2 In his reply brief, Dyous amends this claim to also challenge the Defendants’ practice and policy of consulting with the PSRB in connection with the issuance of such passes. 4 pass.” (Defs.’ Response Mem. at 1, ECF No. 174.) They further assert that the PSRB’s involvement in the issuance of such passes is both appropriate, and in some circumstances, required. (Id.) The Defendants also argue that the bans on e-mail, electronic devices, and consensual relations (collectively, the “Bans”) further legitimate safety and privacy interests and, in any event, are not matters addressed in or covered by the Decree. (Defs.’ Opp.
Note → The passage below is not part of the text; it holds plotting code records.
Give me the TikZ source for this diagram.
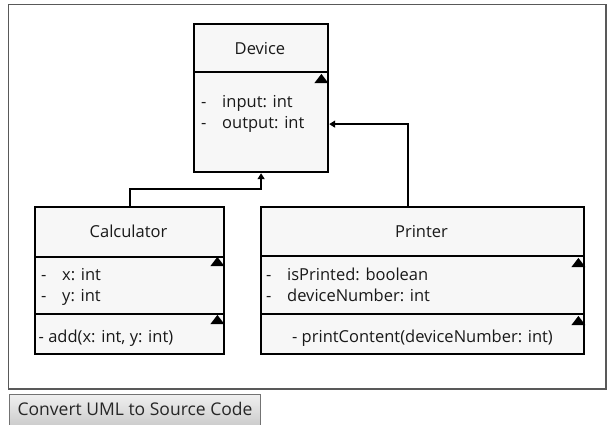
\documentclass[tikz,border=0pt]{standalone}
\usepackage{fontspec}
\setmainfont{Open Sans}
\usetikzlibrary{arrows.meta,shapes.geometric}
\tikzset{
  classbox/.style={draw=black, line width=2.2pt, fill=black!3, anchor=north west, inner sep=0pt},
  divider/.style={draw=black, line width=2.2pt},
  lbl/.style={inner sep=0pt, text height=14pt, text depth=3pt, font=\fontsize{16.5}{19}\selectfont, text=black!90},
  title/.style={lbl, anchor=center},
  member/.style={lbl, anchor=west},
  toggle/.style={isosceles triangle, isosceles triangle apex angle=75, shape border rotate=90, fill=black, inner sep=0pt, minimum height=8.5pt, minimum width=14pt, anchor=north east},
  inherit/.style={draw=black, line width=2.2pt, -{Triangle[length=6pt,width=7pt]}},
  frame/.style={draw=black!65, line width=1.5pt},
  button/.style={draw=black!55, line width=1pt, top color=black!6, bottom color=black!20, anchor=north west, inner sep=0pt}
}
\begin{document}
\begin{tikzpicture}[x=1pt,y=-1pt]
\useasboundingbox (0,0) rectangle (608,424);
\fill[white] (0,0) rectangle (608,424);

% panel frame
\draw[frame] (8.5,4.5) rectangle (606,389);

% Device class
\node[classbox, minimum width=134pt, minimum height=148pt] (device) at (193,23) {};
\draw[divider] (193,72) -- (327,72);
\node[title] (devname) at (260,49) {Device};
\node[toggle] (devtog) at (324,77) {};
\node[member] (devm1) at (201,102) {-};
\node[member] (deva1) at (222,102) {input: int};
\node[member] (devm2) at (201,123) {-};
\node[member] (deva2) at (222,123) {output: int};

% Calculator class
\node[classbox, minimum width=189pt, minimum height=147pt] (calc) at (34,206) {};
\draw[divider] (34,257) -- (223,257);
\draw[divider] (34,314) -- (223,314);
\node[title] (calcname) at (128.5,232) {Calculator};
\node[toggle] (calctog1) at (220,260) {};
\node[member] (calcm1) at (41,275) {-};
\node[member] (calca1) at (62,275) {x: int};
\node[member] (calcm2) at (41,296) {-};
\node[member] (calca2) at (62,296) {y: int};
\node[toggle] (calctog2) at (220,318) {};
\node[member] (calcop) at (38.5,337) {- add(x: int, y: int)};

% Printer class
\node[classbox, minimum width=323pt, minimum height=147pt] (printer) at (260,206) {};
\draw[divider] (260,256) -- (583,256);
\draw[divider] (260,314) -- (583,314);
\node[title] (prnname) at (421.5,232) {Printer};
\node[toggle] (prntog1) at (581,261) {};
\node[member] (prnm1) at (266,275) {-};
\node[member] (prna1) at (287,275) {isPrinted: boolean};
\node[member] (prnm2) at (266,296) {-};
\node[member] (prna2) at (287,296) {deviceNumber: int};
\node[toggle] (prntog2) at (581,319) {};
\node[title] (prnop) at (422.5,337) {- printContent(deviceNumber: int)};

% generalisation connectors
\draw[inherit] (calc.north) -- ++(0,-17) -| (device.south);
\draw[inherit] ([xshift=-14.5pt]printer.north) |- ([yshift=-26pt]device.east);

% action button
\node[button, minimum width=251pt, minimum height=31pt] (convert) at (9,394) {};
\node[lbl, font=\fontsize{17.5}{20}\selectfont, text=black!85] (convlbl) at (convert.center) {Convert UML to Source Code};
\end{tikzpicture}
\end{document}
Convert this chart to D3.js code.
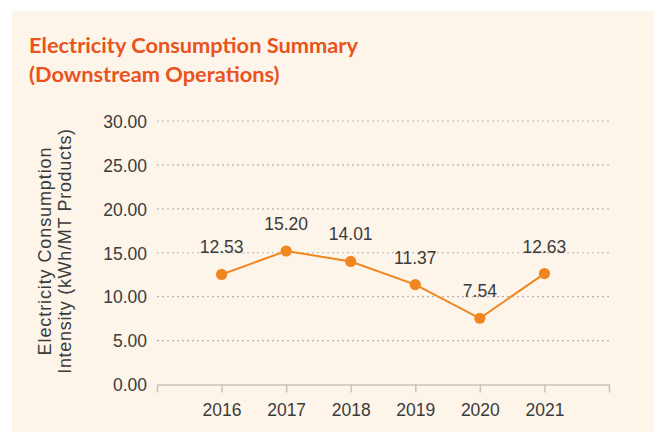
<!DOCTYPE html>
<html>
<head>
<meta charset="utf-8">
<script src="https://cdn.jsdelivr.net/npm/d3@7"></script>
<style>
  html, body { margin: 0; padding: 0; background: #ffffff; }
  svg { display: block; }
</style>
</head>
<body>
<svg id="chart" width="654" height="432"></svg>
<script>
const years = [2016, 2017, 2018, 2019, 2020, 2021];
const values = [12.53, 15.20, 14.01, 11.37, 7.54, 12.63];
const yTicks = [0, 5, 10, 15, 20, 25, 30];
const titleLines = ["Electricity Consumption Summary", "(Downstream Operations)"];
const yTitleLines = ["Electricity Consumption", "Intensity (kWh/MT Products)"];

const svg = d3.select("#chart");
const font = "'Liberation Sans', Arial, sans-serif";
const textColor = "#3b3b3b";
const orange = "#f0861f";

svg.append("rect").attr("x", 12).attr("y", 11).attr("width", 642).attr("height", 421)
  .attr("fill", "#fdf5ea");

svg.append("g").selectAll("text").data(titleLines).join("text")
  .attr("x", 29).attr("y", (d, i) => 53 + i * 29)
  .attr("font-family", "Lato, sans-serif").attr("font-weight", 700)
  .attr("font-size", 21.8).attr("fill", "#e9531d")
  .text(d => d);

const x = d3.scaleLinear().domain([2015, 2022]).range([157, 609]);
const y = d3.scaleLinear().domain([0, 30]).range([384.5, 121]);

// gridlines
svg.append("g").selectAll("line").data(yTicks.filter(d => d > 0)).join("line")
  .attr("x1", 157).attr("x2", 609)
  .attr("y1", d => y(d)).attr("y2", d => y(d))
  .attr("stroke", "#b9b5ae").attr("stroke-width", 1.2)
  .attr("stroke-dasharray", "2,3");

// y axis
const yAxis = svg.append("g").attr("transform", "translate(150,0)")
  .call(d3.axisLeft(y).tickValues(yTicks).tickFormat(d3.format(".2f")).tickSize(0).tickPadding(3));
yAxis.select(".domain").remove();
yAxis.selectAll("text").attr("font-family", font).attr("font-size", 17.5)
  .attr("fill", textColor).attr("dy", "0.36em");

// x axis
const xAxis = svg.append("g").attr("transform", "translate(0,384.5)")
  .call(d3.axisBottom(x).tickValues(d3.range(2015, 2023))
    .tickFormat(d => years.includes(d) ? String(d) : "")
    .tickSize(8).tickSizeOuter(0));
xAxis.select(".domain").attr("stroke", "#c9c5bd").attr("stroke-width", 1.6);
xAxis.selectAll(".tick line").attr("stroke", "#c9c5bd").attr("stroke-width", 1.6);
xAxis.selectAll("text").attr("font-family", font).attr("font-size", 17.5)
  .attr("fill", textColor).attr("y", 31).attr("dy", 0);

// y axis title
svg.append("g").selectAll("text").data(yTitleLines).join("text")
  .attr("transform", (d, i) => `translate(${51 + i * 20},251) rotate(-90)`)
  .attr("text-anchor", "middle")
  .attr("font-family", font).attr("font-size", 18)
  .attr("letter-spacing", (d, i) => i === 0 ? 0.9 : 0.7)
  .attr("fill", textColor)
  .text(d => d);

// line
const data = years.map((yr, i) => ({ yr, v: values[i] }));
svg.append("path").datum(data)
  .attr("fill", "none").attr("stroke", orange).attr("stroke-width", 2)
  .attr("d", d3.line().x(d => x(d.yr)).y(d => y(d.v)));

svg.append("g").selectAll("circle").data(data).join("circle")
  .attr("cx", d => x(d.yr)).attr("cy", d => y(d.v)).attr("r", 5.6)
  .attr("fill", orange);

svg.append("g").selectAll("text").data(data).join("text")
  .attr("x", d => x(d.yr)).attr("y", d => y(d.v) - 21)
  .attr("text-anchor", "middle")
  .attr("font-family", font).attr("font-size", 17.5)
  .attr("fill", textColor)
  .text(d => d.v.toFixed(2));
</script>
</body>
</html>
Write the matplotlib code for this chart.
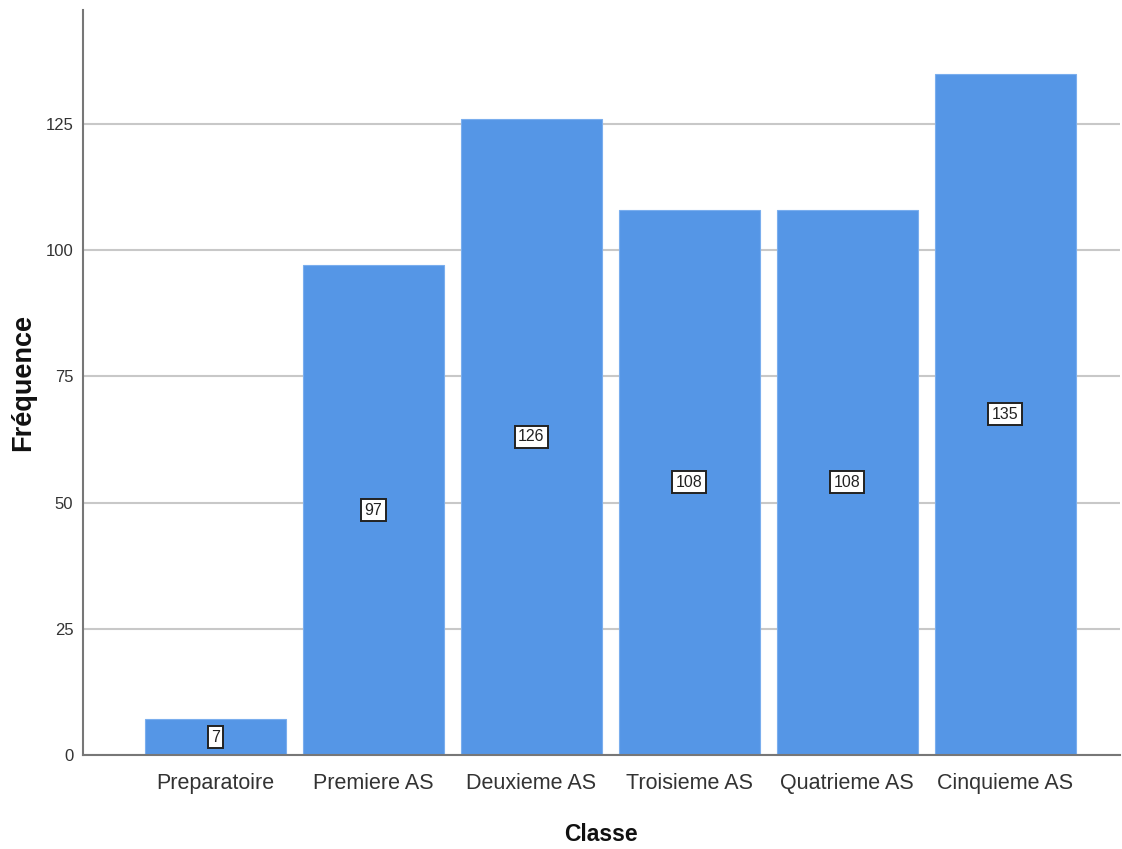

Mem. at 4–6,

ECF No. 169.) Level 4 Pass As indicated, Dyous asserts that the Defendants are violating the Decree by denying him a Level 4 pass; (Mot. for Compliance at 3); and by “consulting, coordinating, notifying or requesting permission from the PSRB” when granting Level 4 pass privileges; (Mov.’t Reply Mem. at 8, ECF No. 173; see also id. at 1–2.) By way of brief background, a PSRB patient’s treatment team sets his or her privilege level. (T. Wasser Aff. at ¶ 5.) A Level 4 pass permits unsupervised trips into the community. (Defs.’ Opp. Mem. at 3.) Although the treatment team sets the pass level, the PSRB sometimes requests

to be informed in advance of Whiting’s intention to grant a Level 4 pass to a particular patient. (T. Wasser Aff. at ¶ 5.) In response to that notice, the PSRB may then choose to hold a status review hearing on the patient’s progress. (Id.) After such a hearing, the PSRB may decide remand the patient back to Whiting’s Maximum Security Service or to permit the patient to remain at Dutcher. (Id.) If the patient remains at Dutcher, the PSRB cannot set the pass level. (Id.) At the time of the filing of his motion, Dyous had only a Level 3 pass, which permits trips into the community with staff supervision. (Id.) Dyous had twice requested a Level 4 pass, but both applications were denied.